The proof is the part I like. I did the recable with the Pi powered off, and the house stayed online. A Pi failure - or an ntopng crash, or me fat-fingering a config - can’t take the internet down anymore, because the box that forwards packets and the box that watches them are now different boxes. Same WAN visibility as before; no single point of failure.
(I confirmed this the hard way a few days later, when I had to pull the Pi’s power for an unrelated reason and the internet never noticed. The whole point, made involuntarily.)
One caveat carried over from the original setup, and it’s worth being honest about: the tap sits WAN-side of the Eero’s NAT, so ntopng sees aggregate flows and top destinations, not true per-device attribution - every device wears the Eero’s single WAN IP. Per-device data comes from a separate poller against the Eero’s API. The switch didn’t change that. It just removed the risk.
And the irony I’ll own: my original post advised “if you can’t mirror, bridge.” That was backwards. A consumer mesh won’t give you a mirror port, but a $23 switch in front of it will - and that’s the better answer. I had the right instinct and talked myself out of it.
Fix #2: watch the job, not the box
Removing the single point of failure unlocked the second fix. Once a stalled Pi can’t take the house offline, I can be aggressive about ingestion health without worrying that a false alarm pages me at 3am over nothing.

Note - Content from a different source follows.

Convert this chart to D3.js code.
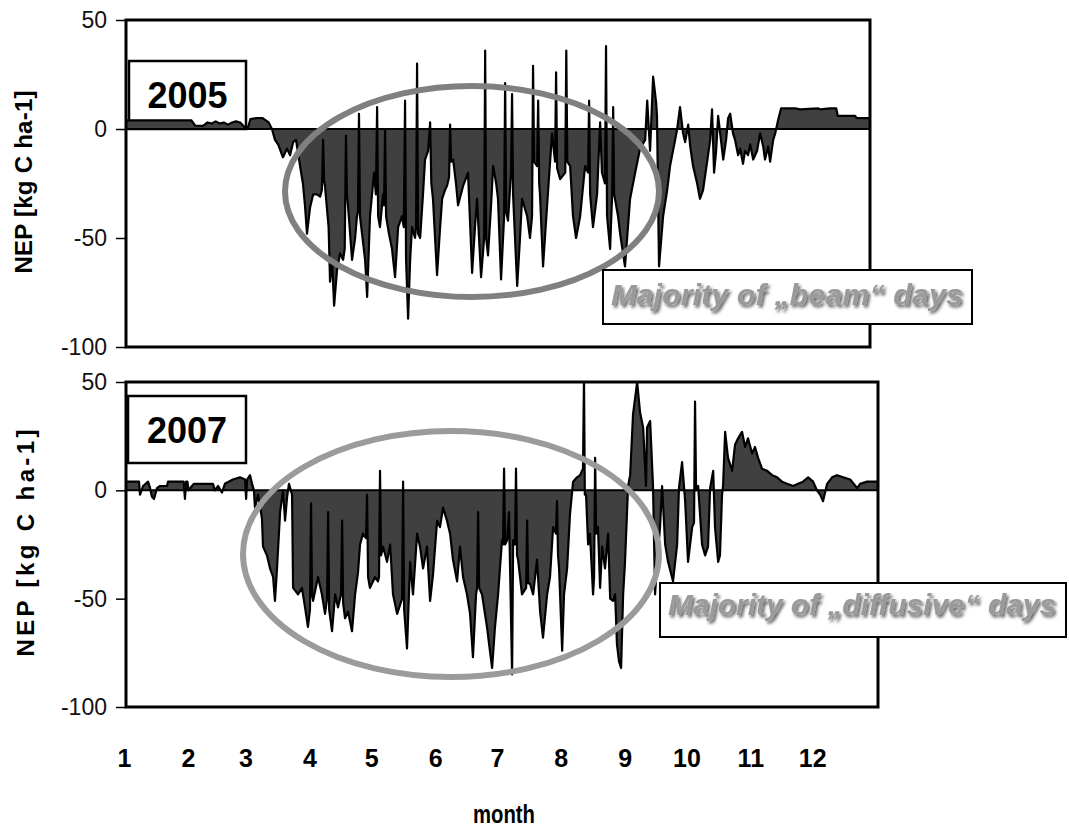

The check I landed on - shaped, honestly, by a sharp commenter on the original thread - is a closed loop:
- the Pi pings a fixed canary IP every minute, a known heartbeat;
- a packet capture on the tap confirms that heartbeat physically crossed the wire;
- then it asks ntopng, over its REST API, whether it actually counted that traffic.
The alert fires on the contradiction: the heartbeat is provably on the wire, but ntopng isn’t counting it. That’s “the daemon stopped doing its one job,” with live traffic to prove it - not a quiet network. And because the heartbeat guarantees there is always traffic to compare against, it catches the nastiest case: a genuinely idle network where ntopng also happens to wedge, which a naive “any flows lately?” check would read as perfectly normal. Three strikes and it restarts ntopng and pings me. A disk-space guard on the flow store covers the other common silent death.
I tested it the satisfying way - stopped ntopng and watched the probe notice the contradiction and restart it on its own. The first time your monitoring fixes itself in front of you is a good feeling.
The lesson
Here’s what I’d take from it. The failover isn’t a relay you’re hoping works. It’s that the Pi was never load-bearing in the first place. The reliability came from changing the topology so the fragile component can’t matter - not from bolting on a clever mechanism to rescue it after it fails.
The monitoring follows the same shape. Watching “is the box up” is easy and nearly useless. Watching “is it doing its one job” is the check that catches the failure you’d otherwise discover weeks too late.
None of this is novel - a switch with a SPAN port is how real networks have done it forever. The only interesting part was admitting the first version put the cleverness in the wrong place.